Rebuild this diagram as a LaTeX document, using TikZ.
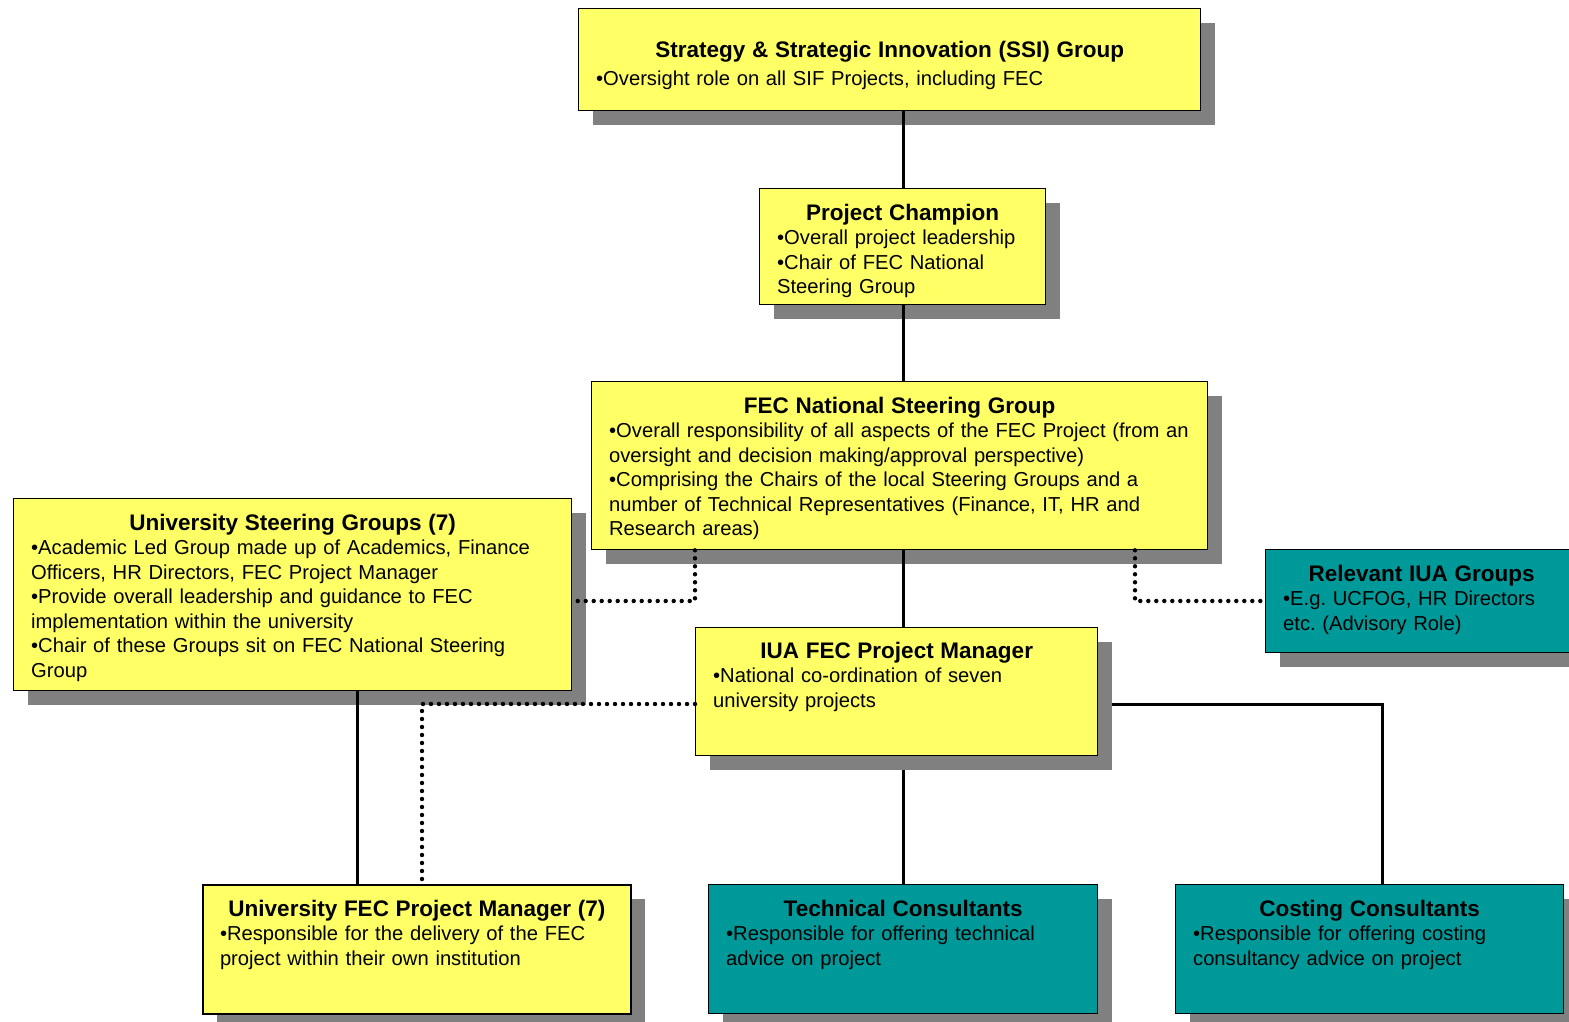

------------------------------------

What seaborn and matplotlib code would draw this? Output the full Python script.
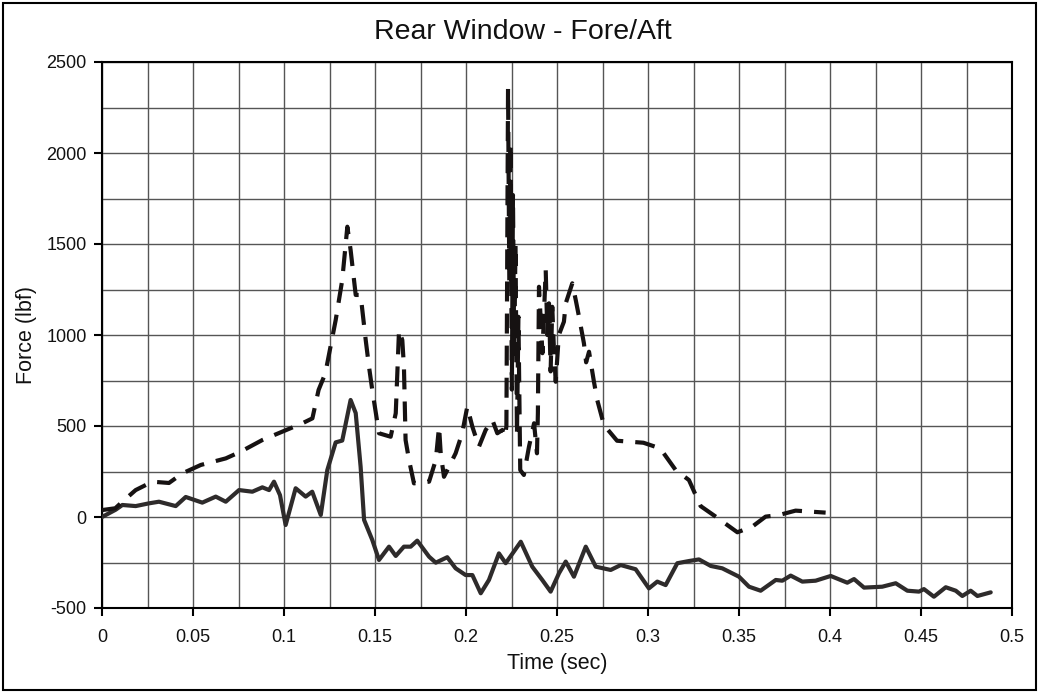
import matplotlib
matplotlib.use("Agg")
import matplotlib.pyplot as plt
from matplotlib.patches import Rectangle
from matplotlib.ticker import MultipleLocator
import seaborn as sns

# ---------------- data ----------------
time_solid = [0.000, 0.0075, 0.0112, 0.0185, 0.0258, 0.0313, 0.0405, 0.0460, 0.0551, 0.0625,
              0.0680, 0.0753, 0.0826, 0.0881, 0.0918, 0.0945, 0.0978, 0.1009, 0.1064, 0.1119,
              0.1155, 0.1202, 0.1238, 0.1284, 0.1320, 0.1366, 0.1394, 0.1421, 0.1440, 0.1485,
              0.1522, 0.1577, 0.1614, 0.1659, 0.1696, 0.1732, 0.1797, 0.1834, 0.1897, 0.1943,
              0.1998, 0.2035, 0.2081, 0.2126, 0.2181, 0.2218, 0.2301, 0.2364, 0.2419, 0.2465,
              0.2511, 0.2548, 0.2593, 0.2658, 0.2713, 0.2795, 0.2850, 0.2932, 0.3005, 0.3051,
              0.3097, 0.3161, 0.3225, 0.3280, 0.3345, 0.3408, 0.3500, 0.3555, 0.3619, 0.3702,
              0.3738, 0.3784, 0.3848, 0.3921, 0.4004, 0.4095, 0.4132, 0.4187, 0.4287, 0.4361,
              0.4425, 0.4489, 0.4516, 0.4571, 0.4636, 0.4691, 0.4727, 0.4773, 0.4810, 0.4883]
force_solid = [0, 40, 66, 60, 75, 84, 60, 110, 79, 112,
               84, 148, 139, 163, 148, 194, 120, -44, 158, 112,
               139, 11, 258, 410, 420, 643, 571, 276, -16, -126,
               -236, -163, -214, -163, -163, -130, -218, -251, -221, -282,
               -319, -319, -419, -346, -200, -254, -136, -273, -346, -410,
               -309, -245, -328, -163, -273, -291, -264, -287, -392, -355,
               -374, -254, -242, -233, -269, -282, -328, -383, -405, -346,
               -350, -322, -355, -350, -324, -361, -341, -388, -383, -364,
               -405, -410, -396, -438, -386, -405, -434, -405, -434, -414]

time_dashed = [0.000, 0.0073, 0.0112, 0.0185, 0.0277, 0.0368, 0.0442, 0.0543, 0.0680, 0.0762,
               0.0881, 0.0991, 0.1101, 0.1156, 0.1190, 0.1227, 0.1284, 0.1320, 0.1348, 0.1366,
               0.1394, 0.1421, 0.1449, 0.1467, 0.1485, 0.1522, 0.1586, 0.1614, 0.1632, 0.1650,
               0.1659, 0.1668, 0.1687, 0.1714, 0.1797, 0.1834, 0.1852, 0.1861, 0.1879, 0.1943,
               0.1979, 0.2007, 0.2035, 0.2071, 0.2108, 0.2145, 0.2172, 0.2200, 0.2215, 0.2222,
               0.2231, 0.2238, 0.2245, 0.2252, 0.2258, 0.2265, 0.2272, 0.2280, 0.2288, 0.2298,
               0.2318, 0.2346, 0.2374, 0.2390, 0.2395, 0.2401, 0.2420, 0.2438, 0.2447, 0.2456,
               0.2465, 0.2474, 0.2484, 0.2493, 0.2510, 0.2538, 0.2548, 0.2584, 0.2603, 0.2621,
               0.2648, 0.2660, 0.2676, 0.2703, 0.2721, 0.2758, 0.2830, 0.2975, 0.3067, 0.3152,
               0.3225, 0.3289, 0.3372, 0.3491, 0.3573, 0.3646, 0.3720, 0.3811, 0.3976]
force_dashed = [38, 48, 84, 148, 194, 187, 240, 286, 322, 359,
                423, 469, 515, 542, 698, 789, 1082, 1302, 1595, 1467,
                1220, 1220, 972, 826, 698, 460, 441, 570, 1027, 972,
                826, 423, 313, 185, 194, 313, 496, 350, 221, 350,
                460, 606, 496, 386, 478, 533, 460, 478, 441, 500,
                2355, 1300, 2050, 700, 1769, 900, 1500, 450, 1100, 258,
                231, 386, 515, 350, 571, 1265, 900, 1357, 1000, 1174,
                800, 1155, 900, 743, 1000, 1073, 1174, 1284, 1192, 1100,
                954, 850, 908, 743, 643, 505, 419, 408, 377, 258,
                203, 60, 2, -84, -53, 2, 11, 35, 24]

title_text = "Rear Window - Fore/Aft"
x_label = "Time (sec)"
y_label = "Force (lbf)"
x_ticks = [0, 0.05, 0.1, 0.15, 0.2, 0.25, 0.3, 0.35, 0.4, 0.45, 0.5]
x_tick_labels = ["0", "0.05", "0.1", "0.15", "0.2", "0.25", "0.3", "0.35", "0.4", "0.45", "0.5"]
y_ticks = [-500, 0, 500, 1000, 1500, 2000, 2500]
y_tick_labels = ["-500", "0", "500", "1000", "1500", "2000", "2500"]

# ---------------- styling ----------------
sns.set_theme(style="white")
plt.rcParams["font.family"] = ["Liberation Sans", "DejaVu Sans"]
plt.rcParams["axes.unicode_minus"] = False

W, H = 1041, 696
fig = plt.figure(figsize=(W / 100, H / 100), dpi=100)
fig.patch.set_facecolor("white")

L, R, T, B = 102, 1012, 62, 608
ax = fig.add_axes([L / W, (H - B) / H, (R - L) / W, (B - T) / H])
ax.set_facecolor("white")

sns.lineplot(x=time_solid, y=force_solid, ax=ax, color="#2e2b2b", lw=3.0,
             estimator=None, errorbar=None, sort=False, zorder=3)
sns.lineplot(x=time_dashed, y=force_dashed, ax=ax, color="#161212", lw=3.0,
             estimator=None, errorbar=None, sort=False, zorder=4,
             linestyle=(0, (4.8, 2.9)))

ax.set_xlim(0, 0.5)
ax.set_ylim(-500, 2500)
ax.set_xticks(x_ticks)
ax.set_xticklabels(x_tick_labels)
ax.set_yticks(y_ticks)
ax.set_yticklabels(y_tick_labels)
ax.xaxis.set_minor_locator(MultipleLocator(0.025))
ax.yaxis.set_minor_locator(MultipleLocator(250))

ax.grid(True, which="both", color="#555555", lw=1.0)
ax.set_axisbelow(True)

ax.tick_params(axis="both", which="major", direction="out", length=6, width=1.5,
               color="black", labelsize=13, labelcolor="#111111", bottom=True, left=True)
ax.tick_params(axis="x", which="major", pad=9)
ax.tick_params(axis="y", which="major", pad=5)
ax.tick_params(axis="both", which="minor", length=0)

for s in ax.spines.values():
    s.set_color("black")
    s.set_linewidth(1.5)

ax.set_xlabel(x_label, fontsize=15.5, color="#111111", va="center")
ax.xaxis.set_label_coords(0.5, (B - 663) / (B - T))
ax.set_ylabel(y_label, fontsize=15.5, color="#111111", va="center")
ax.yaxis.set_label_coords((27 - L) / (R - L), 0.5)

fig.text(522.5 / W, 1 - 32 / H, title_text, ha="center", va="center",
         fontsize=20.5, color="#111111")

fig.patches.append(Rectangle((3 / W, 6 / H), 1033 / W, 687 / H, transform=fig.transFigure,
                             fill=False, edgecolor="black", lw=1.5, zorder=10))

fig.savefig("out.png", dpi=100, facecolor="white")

------------------------------------

Task details
Using the data above, extract exactly the lines from the one containing "What seaborn and" through the one containing "-405, -410, -396, -438, -386, -405, -434, -405, -434, -414]". Pictures are left out.

Full solution
What seaborn and matplotlib code would draw this? Output the full Python script.
import matplotlib
matplotlib.use("Agg")
import matplotlib.pyplot as plt
from matplotlib.patches import Rectangle
from matplotlib.ticker import MultipleLocator
import seaborn as sns

# ---------------- data ----------------
time_solid = [0.000, 0.0075, 0.0112, 0.0185, 0.0258, 0.0313, 0.0405, 0.0460, 0.0551, 0.0625,
              0.0680, 0.0753, 0.0826, 0.0881, 0.0918, 0.0945, 0.0978, 0.1009, 0.1064, 0.1119,
              0.1155, 0.1202, 0.1238, 0.1284, 0.1320, 0.1366, 0.1394, 0.1421, 0.1440, 0.1485,
              0.1522, 0.1577, 0.1614, 0.1659, 0.1696, 0.1732, 0.1797, 0.1834, 0.1897, 0.1943,
              0.1998, 0.2035, 0.2081, 0.2126, 0.2181, 0.2218, 0.2301, 0.2364, 0.2419, 0.2465,
              0.2511, 0.2548, 0.2593, 0.2658, 0.2713, 0.2795, 0.2850, 0.2932, 0.3005, 0.3051,
              0.3097, 0.3161, 0.3225, 0.3280, 0.3345, 0.3408, 0.3500, 0.3555, 0.3619, 0.3702,
              0.3738, 0.3784, 0.3848, 0.3921, 0.4004, 0.4095, 0.4132, 0.4187, 0.4287, 0.4361,
              0.4425, 0.4489, 0.4516, 0.4571, 0.4636, 0.4691, 0.4727, 0.4773, 0.4810, 0.4883]
force_solid = [0, 40, 66, 60, 75, 84, 60, 110, 79, 112,
               84, 148, 139, 163, 148, 194, 120, -44, 158, 112,
               139, 11, 258, 410, 420, 643, 571, 276, -16, -126,
               -236, -163, -214, -163, -163, -130, -218, -251, -221, -282,
               -319, -319, -419, -346, -200, -254, -136, -273, -346, -410,
               -309, -245, -328, -163, -273, -291, -264, -287, -392, -355,
               -374, -254, -242, -233, -269, -282, -328, -383, -405, -346,
               -350, -322, -355, -350, -324, -361, -341, -388, -383, -364,
               -405, -410, -396, -438, -386, -405, -434, -405, -434, -414]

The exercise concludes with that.